The repository should therefore be viewed as:

an evolving rendering-engine development project

rather than a finished renderer.

Starting Point

Screenshot_20260523-062027.png

This project was originally based on the implementation style and rendering pipeline from:

Ray Tracing in One Weekend

More specifically, at the given moment the project follows the architecture and concepts roughly up to the: "Moving Camera Code Into Its Own Class" portion of the book before diverging into custom systems.

From that point onward, several major systems were redesigned and extended independently.

Major Custom Systems

Real Time Ray Tracing project - early stage

Quaternion Mathematics System (quat.h)

One of the most important custom-built components in this project is the quaternion implementation contained in quat.h

This class was developed specifically to support unrestricted 3D rotational control for the renderer's camera system.

Features Implemented

  1. Quaternion multiplication
  2. Quaternion normalization
  3. Quaternion conjugation
  4. Axis-angle quaternion construction
  5. Vector rotation using quaternion transforms
  6. Rotation composition through post-multiplication

Why Quaternions?

The renderer originally relied on conventional rotational approaches, but the project eventually required:

  1. unrestricted camera movement
  2. local-axis rotation
  3. stable compound orientation updates

Using quaternions helped avoid common Euler-angle issues such as:

  1. gimbal lock
  2. axis-order instability
  3. accumulated rotational inconsistencies

The quaternion system now forms the mathematical foundation of the renderer's camera orientation logic.

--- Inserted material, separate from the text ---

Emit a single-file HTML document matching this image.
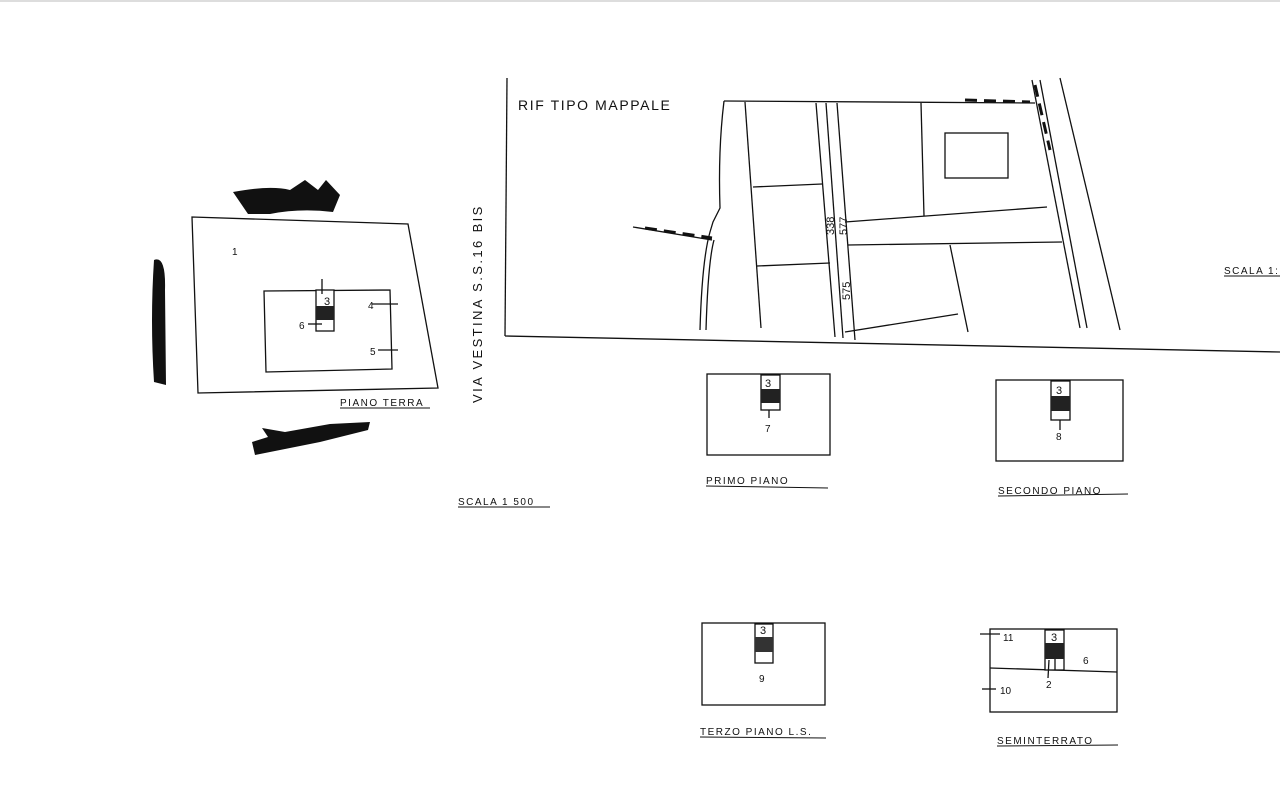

Fully Custom 6DOF Camera System

A major focus of this project is the development of a true 6 Degrees of Freedom (6DOF) camera system.

Unlike conventional FPS-style cameras constrained by yaw/pitch movement, this implementation allows:

  1. free rotational movement
  2. intrinsic/local-axis rotations
  3. unrestricted translation in 3D space


Real-Time Interactive Rendering

Unlike the offline rendering approach used in the original educational implementation, this project introduces a real-time interactive rendering loop.

The renderer:

  1. continuously redraws frames
  2. processes keyboard input
  3. updates orientation in real time
  4. reconstructs viewport geometry every frame
  5. streams rendered pixels directly into an SDL texture

Next Steps

Screenshot_20260523-062241.png

Topics planned for deeper breakdowns and technical write-ups here include:

  1. quaternion mathematics and implementation
  2. 6DOF camera mathematics
  3. ray generation
  4. viewport reconstruction
  5. real-time rendering architecture
  6. SDL framebuffer integration
  7. rendering optimization experiments

And the GitHub repository will be updated from time to time.